→ GIVEN INSTRUCTION
Write out the data below in full, unchanged, minus the images.

→ DATA EXCERPT
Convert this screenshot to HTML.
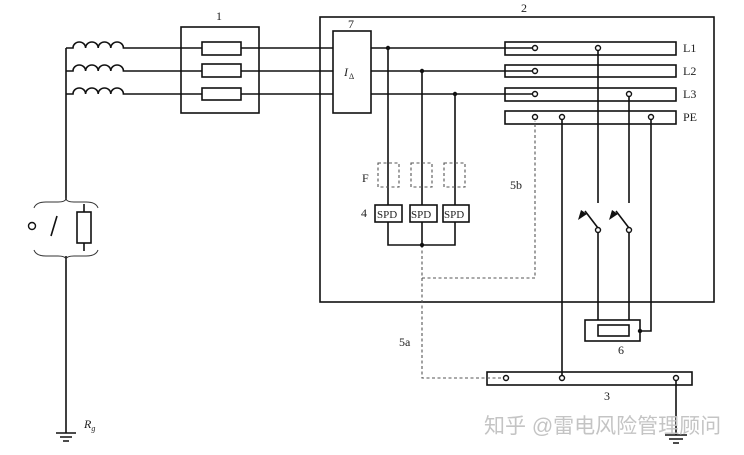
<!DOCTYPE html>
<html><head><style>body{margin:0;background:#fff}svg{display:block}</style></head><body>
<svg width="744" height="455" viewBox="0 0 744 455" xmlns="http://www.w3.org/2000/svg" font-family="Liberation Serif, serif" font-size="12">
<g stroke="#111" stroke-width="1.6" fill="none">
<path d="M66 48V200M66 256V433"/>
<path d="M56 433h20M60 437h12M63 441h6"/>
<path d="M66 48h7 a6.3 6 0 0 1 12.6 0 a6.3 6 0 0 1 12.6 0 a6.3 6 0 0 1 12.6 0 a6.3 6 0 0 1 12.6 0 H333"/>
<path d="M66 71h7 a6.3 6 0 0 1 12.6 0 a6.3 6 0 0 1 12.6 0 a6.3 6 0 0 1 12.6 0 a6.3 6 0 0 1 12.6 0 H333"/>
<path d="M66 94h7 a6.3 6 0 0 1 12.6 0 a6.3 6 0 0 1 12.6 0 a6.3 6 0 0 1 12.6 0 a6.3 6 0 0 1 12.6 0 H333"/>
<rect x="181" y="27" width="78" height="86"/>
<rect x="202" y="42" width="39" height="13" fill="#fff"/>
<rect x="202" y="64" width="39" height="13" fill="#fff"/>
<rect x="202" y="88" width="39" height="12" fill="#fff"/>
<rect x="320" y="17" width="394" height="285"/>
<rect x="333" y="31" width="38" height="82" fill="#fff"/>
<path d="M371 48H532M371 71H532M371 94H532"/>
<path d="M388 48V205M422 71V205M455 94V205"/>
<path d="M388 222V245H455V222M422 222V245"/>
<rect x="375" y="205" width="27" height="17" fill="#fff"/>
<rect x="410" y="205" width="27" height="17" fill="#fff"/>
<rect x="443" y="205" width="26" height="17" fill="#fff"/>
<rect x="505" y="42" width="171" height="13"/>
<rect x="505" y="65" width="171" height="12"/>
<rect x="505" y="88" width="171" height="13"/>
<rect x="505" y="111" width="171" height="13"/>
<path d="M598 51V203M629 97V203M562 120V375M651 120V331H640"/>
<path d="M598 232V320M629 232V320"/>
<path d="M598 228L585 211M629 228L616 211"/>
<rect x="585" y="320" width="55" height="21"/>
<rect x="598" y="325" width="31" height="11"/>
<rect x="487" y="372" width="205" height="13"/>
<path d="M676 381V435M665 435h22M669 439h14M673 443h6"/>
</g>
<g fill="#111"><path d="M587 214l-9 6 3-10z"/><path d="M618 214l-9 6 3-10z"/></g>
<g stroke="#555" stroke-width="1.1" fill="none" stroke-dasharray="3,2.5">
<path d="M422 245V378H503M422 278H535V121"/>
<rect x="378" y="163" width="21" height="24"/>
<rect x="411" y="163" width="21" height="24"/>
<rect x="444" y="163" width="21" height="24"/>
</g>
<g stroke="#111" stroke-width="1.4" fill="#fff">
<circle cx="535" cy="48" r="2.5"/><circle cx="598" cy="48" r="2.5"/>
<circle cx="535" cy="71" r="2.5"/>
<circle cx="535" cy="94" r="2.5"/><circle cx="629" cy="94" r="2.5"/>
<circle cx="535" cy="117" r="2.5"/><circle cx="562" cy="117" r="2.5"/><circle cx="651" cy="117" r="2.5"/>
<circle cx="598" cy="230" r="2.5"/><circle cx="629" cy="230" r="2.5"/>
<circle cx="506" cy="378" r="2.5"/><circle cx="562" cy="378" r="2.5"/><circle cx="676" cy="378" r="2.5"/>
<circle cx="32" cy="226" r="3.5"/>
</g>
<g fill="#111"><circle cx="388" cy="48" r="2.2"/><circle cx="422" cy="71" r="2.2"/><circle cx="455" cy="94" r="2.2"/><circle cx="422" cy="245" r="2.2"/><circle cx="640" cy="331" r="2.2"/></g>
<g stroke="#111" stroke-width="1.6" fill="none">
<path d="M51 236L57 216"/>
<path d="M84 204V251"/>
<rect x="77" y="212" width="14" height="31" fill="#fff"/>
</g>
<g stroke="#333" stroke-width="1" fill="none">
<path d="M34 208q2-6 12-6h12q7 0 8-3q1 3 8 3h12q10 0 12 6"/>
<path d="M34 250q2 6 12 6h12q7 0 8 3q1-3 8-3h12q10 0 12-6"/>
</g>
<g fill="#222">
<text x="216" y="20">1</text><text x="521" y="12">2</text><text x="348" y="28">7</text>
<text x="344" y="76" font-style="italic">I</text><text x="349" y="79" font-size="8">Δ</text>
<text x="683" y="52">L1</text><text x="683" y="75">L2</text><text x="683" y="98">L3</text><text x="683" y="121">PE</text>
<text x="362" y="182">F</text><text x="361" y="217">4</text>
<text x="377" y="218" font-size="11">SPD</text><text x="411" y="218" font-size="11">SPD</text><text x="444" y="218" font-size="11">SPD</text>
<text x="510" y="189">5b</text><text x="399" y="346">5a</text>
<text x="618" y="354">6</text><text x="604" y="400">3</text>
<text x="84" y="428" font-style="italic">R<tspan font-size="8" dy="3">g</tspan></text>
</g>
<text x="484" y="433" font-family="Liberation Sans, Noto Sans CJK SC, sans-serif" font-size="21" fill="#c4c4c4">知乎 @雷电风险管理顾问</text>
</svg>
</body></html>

→ RESULT OF THIS TASK
Convert this screenshot to HTML.
<!DOCTYPE html>
<html><head><style>body{margin:0;background:#fff}svg{display:block}</style></head><body>
<svg width="744" height="455" viewBox="0 0 744 455" xmlns="http://www.w3.org/2000/svg" font-family="Liberation Serif, serif" font-size="12">
<g stroke="#111" stroke-width="1.6" fill="none">
<path d="M66 48V200M66 256V433"/>
<path d="M56 433h20M60 437h12M63 441h6"/>
<path d="M66 48h7 a6.3 6 0 0 1 12.6 0 a6.3 6 0 0 1 12.6 0 a6.3 6 0 0 1 12.6 0 a6.3 6 0 0 1 12.6 0 H333"/>
<path d="M66 71h7 a6.3 6 0 0 1 12.6 0 a6.3 6 0 0 1 12.6 0 a6.3 6 0 0 1 12.6 0 a6.3 6 0 0 1 12.6 0 H333"/>
<path d="M66 94h7 a6.3 6 0 0 1 12.6 0 a6.3 6 0 0 1 12.6 0 a6.3 6 0 0 1 12.6 0 a6.3 6 0 0 1 12.6 0 H333"/>
<rect x="181" y="27" width="78" height="86"/>
<rect x="202" y="42" width="39" height="13" fill="#fff"/>
<rect x="202" y="64" width="39" height="13" fill="#fff"/>
<rect x="202" y="88" width="39" height="12" fill="#fff"/>
<rect x="320" y="17" width="394" height="285"/>
<rect x="333" y="31" width="38" height="82" fill="#fff"/>
<path d="M371 48H532M371 71H532M371 94H532"/>
<path d="M388 48V205M422 71V205M455 94V205"/>
<path d="M388 222V245H455V222M422 222V245"/>
<rect x="375" y="205" width="27" height="17" fill="#fff"/>
<rect x="410" y="205" width="27" height="17" fill="#fff"/>
<rect x="443" y="205" width="26" height="17" fill="#fff"/>
<rect x="505" y="42" width="171" height="13"/>
<rect x="505" y="65" width="171" height="12"/>
<rect x="505" y="88" width="171" height="13"/>
<rect x="505" y="111" width="171" height="13"/>
<path d="M598 51V203M629 97V203M562 120V375M651 120V331H640"/>
<path d="M598 232V320M629 232V320"/>
<path d="M598 228L585 211M629 228L616 211"/>
<rect x="585" y="320" width="55" height="21"/>
<rect x="598" y="325" width="31" height="11"/>
<rect x="487" y="372" width="205" height="13"/>
<path d="M676 381V435M665 435h22M669 439h14M673 443h6"/>
</g>
<g fill="#111"><path d="M587 214l-9 6 3-10z"/><path d="M618 214l-9 6 3-10z"/></g>
<g stroke="#555" stroke-width="1.1" fill="none" stroke-dasharray="3,2.5">
<path d="M422 245V378H503M422 278H535V121"/>
<rect x="378" y="163" width="21" height="24"/>
<rect x="411" y="163" width="21" height="24"/>
<rect x="444" y="163" width="21" height="24"/>
</g>
<g stroke="#111" stroke-width="1.4" fill="#fff">
<circle cx="535" cy="48" r="2.5"/><circle cx="598" cy="48" r="2.5"/>
<circle cx="535" cy="71" r="2.5"/>
<circle cx="535" cy="94" r="2.5"/><circle cx="629" cy="94" r="2.5"/>
<circle cx="535" cy="117" r="2.5"/><circle cx="562" cy="117" r="2.5"/><circle cx="651" cy="117" r="2.5"/>
<circle cx="598" cy="230" r="2.5"/><circle cx="629" cy="230" r="2.5"/>
<circle cx="506" cy="378" r="2.5"/><circle cx="562" cy="378" r="2.5"/><circle cx="676" cy="378" r="2.5"/>
<circle cx="32" cy="226" r="3.5"/>
</g>
<g fill="#111"><circle cx="388" cy="48" r="2.2"/><circle cx="422" cy="71" r="2.2"/><circle cx="455" cy="94" r="2.2"/><circle cx="422" cy="245" r="2.2"/><circle cx="640" cy="331" r="2.2"/></g>
<g stroke="#111" stroke-width="1.6" fill="none">
<path d="M51 236L57 216"/>
<path d="M84 204V251"/>
<rect x="77" y="212" width="14" height="31" fill="#fff"/>
</g>
<g stroke="#333" stroke-width="1" fill="none">
<path d="M34 208q2-6 12-6h12q7 0 8-3q1 3 8 3h12q10 0 12 6"/>
<path d="M34 250q2 6 12 6h12q7 0 8 3q1-3 8-3h12q10 0 12-6"/>
</g>
<g fill="#222">
<text x="216" y="20">1</text><text x="521" y="12">2</text><text x="348" y="28">7</text>
<text x="344" y="76" font-style="italic">I</text><text x="349" y="79" font-size="8">Δ</text>
<text x="683" y="52">L1</text><text x="683" y="75">L2</text><text x="683" y="98">L3</text><text x="683" y="121">PE</text>
<text x="362" y="182">F</text><text x="361" y="217">4</text>
<text x="377" y="218" font-size="11">SPD</text><text x="411" y="218" font-size="11">SPD</text><text x="444" y="218" font-size="11">SPD</text>
<text x="510" y="189">5b</text><text x="399" y="346">5a</text>
<text x="618" y="354">6</text><text x="604" y="400">3</text>
<text x="84" y="428" font-style="italic">R<tspan font-size="8" dy="3">g</tspan></text>
</g>
<text x="484" y="433" font-family="Liberation Sans, Noto Sans CJK SC, sans-serif" font-size="21" fill="#c4c4c4">知乎 @雷电风险管理顾问</text>
</svg>
</body></html>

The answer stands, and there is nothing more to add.